Find every line in the records below that holds the word "this", and copy it out.

************

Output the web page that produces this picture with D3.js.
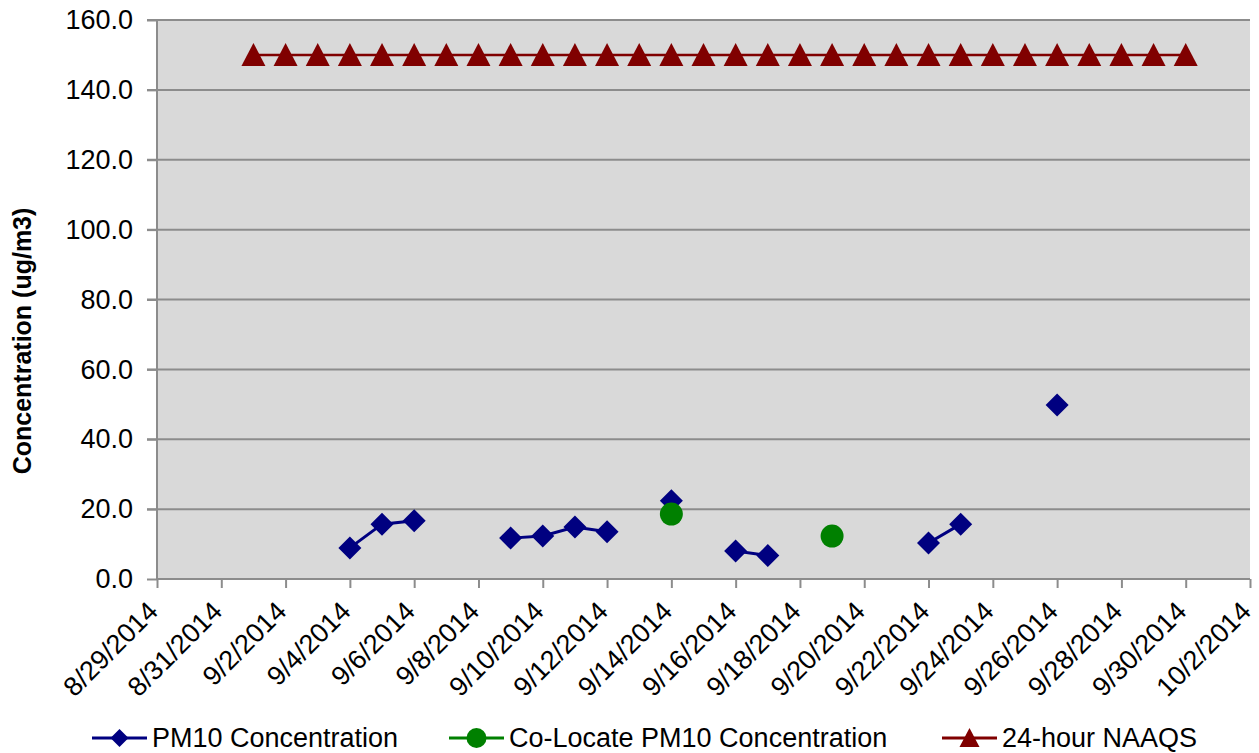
<!doctype html>
<html lang="en">
<head>
<meta charset="utf-8">
<title>PM10 concentration chart</title>
<script src="https://cdn.jsdelivr.net/npm/d3@7/dist/d3.min.js"></script>
<style>
    body { margin: 0; background: #fff; }
    svg { display: block; font-family: "Liberation Sans", Arial, sans-serif; }
    .grid line { stroke: #8c8c8c; stroke-width: 2; }
    .axis path, .axis line { stroke: #8c8c8c; stroke-width: 2; }
    .axis text { fill: #000; font-size: 27px; }
</style>
</head>
<body>
<svg></svg>
<script>
    // sampling days, Sept 2014
    var days = ["9/1/2014", "9/2/2014", "9/3/2014", "9/4/2014", "9/5/2014", "9/6/2014",
        "9/7/2014", "9/8/2014", "9/9/2014", "9/10/2014", "9/11/2014", "9/12/2014",
        "9/13/2014", "9/14/2014", "9/15/2014", "9/16/2014", "9/17/2014", "9/18/2014",
        "9/19/2014", "9/20/2014", "9/21/2014", "9/22/2014", "9/23/2014", "9/24/2014",
        "9/25/2014", "9/26/2014", "9/27/2014", "9/28/2014", "9/29/2014", "9/30/2014"];

    var pm10 = [null, null, null, 8.9, 15.7, 16.7,
        null, null, 11.7, 12.3, 14.9, 13.5,
        null, 22.4, null, 8.0, 6.7, null,
        null, null, null, 10.3, 15.7, null,
        null, 49.8, null, null, null, null];

    var colocate = [null, null, null, null, null, null,
        null, null, null, null, null, null,
        null, 18.6, null, null, null, null,
        12.3, null, null, null, null, null,
        null, null, null, null, null, null];

    var naaqs = [150, 150, 150, 150, 150, 150,
        150, 150, 150, 150, 150, 150,
        150, 150, 150, 150, 150, 150,
        150, 150, 150, 150, 150, 150,
        150, 150, 150, 150, 150, 150];

    var xTickLabels = ["8/29/2014", "8/31/2014", "9/2/2014", "9/4/2014", "9/6/2014",
        "9/8/2014", "9/10/2014", "9/12/2014", "9/14/2014", "9/16/2014", "9/18/2014",
        "9/20/2014", "9/22/2014", "9/24/2014", "9/26/2014", "9/28/2014", "9/30/2014",
        "10/2/2014"];
    var yTicks = [0, 20, 40, 60, 80, 100, 120, 140, 160];

    var seriesNames = ["PM10 Concentration", "Co-Locate PM10 Concentration", "24-hour NAAQS"];

    var width = 1259, height = 753;
    var plotLeft = 157, plotRight = 1250, plotTop = 20, plotBottom = 579;

    var parseDate = d3.timeParse("%m/%d/%Y");
    var formatDate = d3.timeFormat("%-m/%-d/%Y");

    var svg = d3.select("svg").attr("width", width).attr("height", height);

    var xScale = d3.scaleTime()
        .domain([parseDate(xTickLabels[0]), parseDate(xTickLabels[xTickLabels.length - 1])])
        .range([plotLeft, plotRight]);

    var yScale = d3.scaleLinear()
        .domain([0, 160])
        .range([plotBottom, plotTop]);

    // plot area
    svg.append("rect")
        .attr("x", plotLeft).attr("y", plotTop)
        .attr("width", plotRight - plotLeft).attr("height", plotBottom - plotTop)
        .attr("fill", "#d9d9d9");

    // horizontal gridlines (extend left as tick marks)
    svg.append("g").attr("class", "grid")
        .selectAll("line")
        .data(yTicks.slice(1))
        .enter().append("line")
        .attr("x1", plotLeft - 10).attr("x2", plotRight)
        .attr("y1", function (d) { return yScale(d); })
        .attr("y2", function (d) { return yScale(d); });

    var yAxis = d3.axisLeft(yScale)
        .tickValues(yTicks)
        .tickSize(10)
        .tickPadding(14)
        .tickFormat(d3.format(".1f"));

    svg.append("g").attr("class", "axis")
        .attr("transform", "translate(" + plotLeft + ",0)")
        .call(yAxis)
        .call(function (g) { g.select(".domain").attr("d", "M0," + plotTop + "V" + plotBottom); });

    var xAxis = d3.axisBottom(xScale)
        .tickValues(xTickLabels.map(parseDate))
        .tickSize(9)
        .tickFormat(formatDate);

    var gx = svg.append("g").attr("class", "axis")
        .attr("transform", "translate(0," + plotBottom + ")")
        .call(xAxis);
    gx.select(".domain").attr("d", "M" + plotLeft + ",0H" + plotRight);
    gx.selectAll("text")
        .attr("text-anchor", "end")
        .attr("dy", null)
        .attr("y", 0)
        .attr("transform", "translate(2,34) rotate(-45)");

    // y title
    svg.append("text")
        .attr("transform", "translate(31,341) rotate(-90)")
        .attr("text-anchor", "middle")
        .attr("font-size", "25px")
        .attr("font-weight", "bold")
        .text("Concentration (ug/m3)");

    function rows(vals) {
        return days.map(function (d, i) { return { date: parseDate(d), value: vals[i] }; });
    }

    var line = d3.line()
        .defined(function (d) { return d.value != null; })
        .x(function (d) { return xScale(d.date); })
        .y(function (d) { return yScale(d.value); });

    var diamond = "M0,-11.5L11.5,0L0,11.5L-11.5,0Z";
    var triangle = "M0,-12L12,11L-12,11Z";

    // NAAQS
    var naaqsRows = rows(naaqs);
    svg.append("path").datum(naaqsRows)
        .attr("d", line).attr("fill", "none")
        .attr("stroke", "#800000").attr("stroke-width", 2.5);
    svg.selectAll(".tri").data(naaqsRows).enter().append("path")
        .attr("class", "tri")
        .attr("d", triangle)
        .attr("fill", "#800000")
        .attr("transform", function (d) { return "translate(" + xScale(d.date) + "," + yScale(d.value) + ")"; });

    // PM10
    var pmRows = rows(pm10);
    svg.append("path").datum(pmRows)
        .attr("d", line).attr("fill", "none")
        .attr("stroke", "#000080").attr("stroke-width", 3);
    svg.selectAll(".dia").data(pmRows.filter(function (d) { return d.value != null; }))
        .enter().append("path")
        .attr("class", "dia")
        .attr("d", diamond)
        .attr("fill", "#000080")
        .attr("transform", function (d) { return "translate(" + xScale(d.date) + "," + yScale(d.value) + ")"; });

    // Co-locate
    var coRows = rows(colocate);
    svg.append("path").datum(coRows)
        .attr("d", line).attr("fill", "none")
        .attr("stroke", "#008000").attr("stroke-width", 3);
    svg.selectAll(".dot").data(coRows.filter(function (d) { return d.value != null; }))
        .enter().append("circle")
        .attr("class", "dot")
        .attr("cx", function (d) { return xScale(d.date); })
        .attr("cy", function (d) { return yScale(d.value); })
        .attr("r", 11.5)
        .attr("fill", "#008000");

    // legend
    var legendX = [92, 449, 942];
    var legendColors = ["#000080", "#008000", "#800000"];
    var legendMarks = ["M0,-9L9,0L0,9L-9,0Z", null, "M0,-10L10,9L-10,9Z"];
    var legY = 738;
    var leg = svg.append("g").selectAll("g")
        .data(seriesNames).enter().append("g")
        .attr("transform", function (d, i) { return "translate(" + legendX[i] + "," + legY + ")"; });
    leg.append("line")
        .attr("x1", 0).attr("x2", 55)
        .attr("stroke", function (d, i) { return legendColors[i]; })
        .attr("stroke-width", 3);
    leg.each(function (d, i) {
        var g = d3.select(this);
        if (legendMarks[i]) {
            g.append("path").attr("d", legendMarks[i])
                .attr("transform", "translate(27.5,0)")
                .attr("fill", legendColors[i]);
        } else {
            g.append("circle").attr("cx", 27.5).attr("r", 10).attr("fill", legendColors[i]);
        }
    });
    leg.append("text")
        .attr("x", 60).attr("y", 9)
        .attr("font-size", "27px")
        .attr("fill", "#000")
        .text(function (d) { return d; });
</script>
</body>
</html>
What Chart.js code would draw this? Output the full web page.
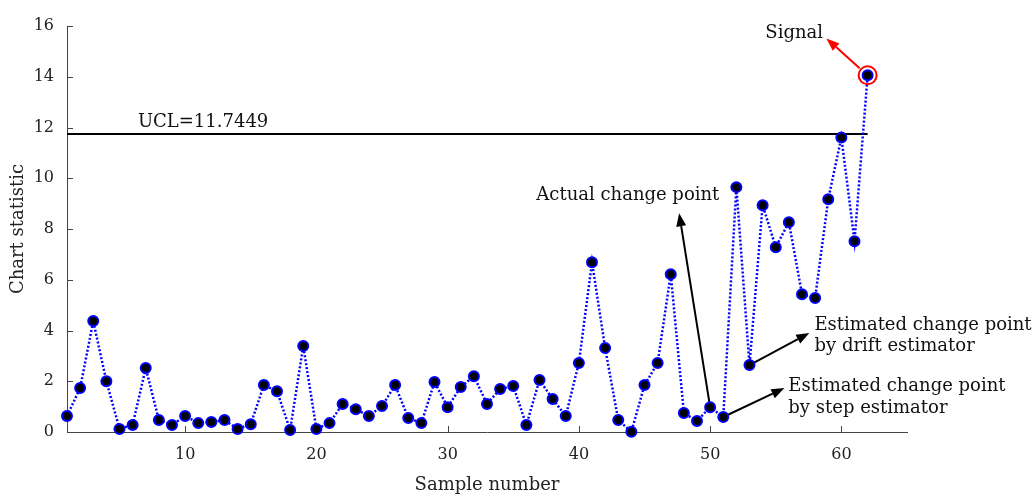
<!DOCTYPE html>
<html lang="en">
<head>
<meta charset="UTF-8">
<title>Chart statistic</title>
<script src="https://cdn.jsdelivr.net/npm/chart.js"></script>
<style>
  html, body { margin: 0; padding: 0; background: #fff; }
  .chart-container { position: relative; width: 1033px; height: 496px; }
</style>
</head>
<body>
<div class="chart-container"><canvas id="statChart"></canvas></div>
<script>
// data
const sampleNumbers = [
  1, 2, 3, 4, 5, 6, 7, 8, 9, 10,
  11, 12, 13, 14, 15, 16, 17, 18, 19, 20,
  21, 22, 23, 24, 25, 26, 27, 28, 29, 30,
  31, 32, 33, 34, 35, 36, 37, 38, 39, 40,
  41, 42, 43, 44, 45, 46, 47, 48, 49, 50,
  51, 52, 53, 54, 55, 56, 57, 58, 59, 60,
  61, 62
];
const chartStatistic = [
  0.63, 1.73, 4.37, 2.00, 0.12, 0.28, 2.52, 0.47, 0.28, 0.63,
  0.35, 0.39, 0.47, 0.12, 0.31, 1.85, 1.61, 0.08, 3.39, 0.12,
  0.35, 1.10, 0.90, 0.63, 1.02, 1.85, 0.55, 0.35, 1.97, 0.98,
  1.77, 2.20, 1.10, 1.69, 1.81, 0.28, 2.05, 1.30, 0.63, 2.72,
  6.69, 3.31, 0.47, 0.01, 1.85, 2.72, 6.22, 0.75, 0.43, 0.98,
  0.59, 9.65, 2.64, 8.94, 7.28, 8.27, 5.43, 5.28, 9.17, 11.61,
  7.52, 14.06
];
const xTickValues = [10, 20, 30, 40, 50, 60];
const yTickValues = [0, 2, 4, 6, 8, 10, 12, 14, 16];
const ucl = 11.7449;
const uclLabel = 'UCL=11.7449';

// which samples the annotations point at
const signalSample = 62;
const actualChangeSample = 50;
const stepEstimateSample = 51;
const driftEstimateSample = 53;

const serif = '"DejaVu Serif", "Liberation Serif", serif';

function drawArrow(ctx, x1, y1, x2, y2, color) {
  const a = Math.atan2(y2 - y1, x2 - x1);
  const L = 13, W = 5;
  const bx = x2 - L * Math.cos(a), by = y2 - L * Math.sin(a);
  ctx.save();
  ctx.strokeStyle = color;
  ctx.fillStyle = color;
  ctx.lineWidth = 2;
  ctx.beginPath();
  ctx.moveTo(x1, y1);
  ctx.lineTo(bx, by);
  ctx.stroke();
  ctx.beginPath();
  ctx.moveTo(x2, y2);
  ctx.lineTo(bx - W * Math.sin(a), by + W * Math.cos(a));
  ctx.lineTo(bx + W * Math.sin(a), by - W * Math.cos(a));
  ctx.closePath();
  ctx.fill();
  ctx.restore();
}

function valueAt(sample) {
  return chartStatistic[sampleNumbers.indexOf(sample)];
}

// inward tick marks, UCL line, arrows and labels
const annotations = {
  id: 'annotations',
  beforeDatasetsDraw(chart) {
    const { ctx, scales: { x, y }, chartArea } = chart;
    ctx.save();
    // inside ticks
    ctx.strokeStyle = '#444';
    ctx.lineWidth = 1;
    yTickValues.forEach(v => {
      const py = Math.round(y.getPixelForValue(v)) + 0.5;
      ctx.beginPath();
      ctx.moveTo(chartArea.left, py);
      ctx.lineTo(chartArea.left + 6, py);
      ctx.stroke();
    });
    xTickValues.forEach(v => {
      const px = Math.round(x.getPixelForValue(v)) + 0.5;
      ctx.beginPath();
      ctx.moveTo(px, chartArea.bottom);
      ctx.lineTo(px, chartArea.bottom - 6);
      ctx.stroke();
    });

    // UCL
    const uy = y.getPixelForValue(ucl);
    ctx.strokeStyle = '#000';
    ctx.lineWidth = 2;
    ctx.beginPath();
    ctx.moveTo(chartArea.left, uy);
    ctx.lineTo(x.getPixelForValue(signalSample), uy);
    ctx.stroke();
    ctx.fillStyle = '#111';
    ctx.font = '18px ' + serif;
    ctx.textBaseline = 'alphabetic';
    ctx.textAlign = 'left';
    ctx.fillText(uclLabel, x.getPixelForValue(6.4), uy - 7);

    // arrows from the marked samples
    drawArrow(ctx,
      x.getPixelForValue(actualChangeSample), y.getPixelForValue(valueAt(actualChangeSample)),
      x.getPixelForValue(47.64), y.getPixelForValue(8.62), '#000');
    drawArrow(ctx,
      x.getPixelForValue(stepEstimateSample), y.getPixelForValue(valueAt(stepEstimateSample)),
      x.getPixelForValue(55.66), y.getPixelForValue(1.73), '#000');
    drawArrow(ctx,
      x.getPixelForValue(driftEstimateSample), y.getPixelForValue(valueAt(driftEstimateSample)),
      x.getPixelForValue(57.56), y.getPixelForValue(3.9), '#000');

    ctx.textBaseline = 'middle';
    ctx.textAlign = 'right';
    ctx.fillText('Actual change point', x.getPixelForValue(50.7), y.getPixelForValue(9.33));
    ctx.textAlign = 'left';
    ctx.fillText('Estimated change point', x.getPixelForValue(55.96), y.getPixelForValue(1.81));
    ctx.fillText('by step estimator', x.getPixelForValue(55.96), y.getPixelForValue(0.94));
    ctx.fillText('Estimated change point', x.getPixelForValue(57.95), y.getPixelForValue(4.21));
    ctx.fillText('by drift estimator', x.getPixelForValue(57.95), y.getPixelForValue(3.39));
    ctx.restore();
  },
  afterDatasetsDraw(chart) {
    const { ctx, scales: { x, y } } = chart;
    const sx = x.getPixelForValue(signalSample);
    const sy = y.getPixelForValue(valueAt(signalSample));
    ctx.save();
    ctx.strokeStyle = '#ff0000';
    ctx.lineWidth = 2;
    ctx.beginPath();
    ctx.arc(sx, sy, 9, 0, Math.PI * 2);
    ctx.stroke();
    drawArrow(ctx, sx - 8, sy - 7, x.getPixelForValue(58.86), y.getPixelForValue(15.51), '#ff0000');
    ctx.fillStyle = '#111';
    ctx.font = '18px ' + serif;
    ctx.textAlign = 'right';
    ctx.textBaseline = 'middle';
    ctx.fillText('Signal', x.getPixelForValue(58.6), y.getPixelForValue(15.7));
    ctx.restore();
  }
};

const ctx = document.getElementById('statChart').getContext('2d');
new Chart(ctx, {
  type: 'line',
  data: {
    datasets: [{
      label: 'Chart statistic',
      data: sampleNumbers.map((n, i) => ({ x: n, y: chartStatistic[i] })),
      borderColor: '#0000ff',
      borderWidth: 2.5,
      borderDash: [2, 2],
      pointRadius: 5,
      pointBorderWidth: 2,
      pointBackgroundColor: '#000',
      pointBorderColor: '#0000ff',
      tension: 0,
      clip: false
    }]
  },
  options: {
    responsive: true,
    maintainAspectRatio: false,
    animation: false,
    events: [],
    layout: { padding: { top: 26, right: 126, left: 0, bottom: 0 } },
    plugins: {
      legend: { display: false },
      tooltip: { enabled: false }
    },
    scales: {
      x: {
        type: 'linear',
        min: 1,
        max: 65,
        grid: { display: false },
        border: { display: true, color: '#444', width: 1 },
        afterBuildTicks: s => { s.ticks = xTickValues.map(v => ({ value: v })); },
        afterFit: s => { s.height = 64; },
        ticks: {
          color: '#222',
          padding: 5,
          font: { family: serif, size: 16 }
        },
        title: {
          display: true,
          text: 'Sample number',
          color: '#222',
          padding: { top: 0, bottom: 0 },
          font: { family: serif, size: 18 }
        }
      },
      y: {
        min: 0,
        max: 16,
        grid: { display: false },
        border: { display: true, color: '#444', width: 1 },
        afterBuildTicks: s => { s.ticks = yTickValues.map(v => ({ value: v })); },
        afterFit: s => { s.width = 67; },
        ticks: {
          color: '#222',
          padding: 5,
          font: { family: serif, size: 16 }
        },
        title: {
          display: true,
          text: 'Chart statistic',
          color: '#222',
          padding: { top: 8, bottom: 0 },
          font: { family: serif, size: 18 }
        }
      }
    }
  },
  plugins: [annotations]
});
</script>
</body>
</html>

************

REPLY TO THE EXERCISE
Output the web page that produces this picture with D3.js.
        var g = d3.select(this);
What Chart.js code would draw this? Output the full web page.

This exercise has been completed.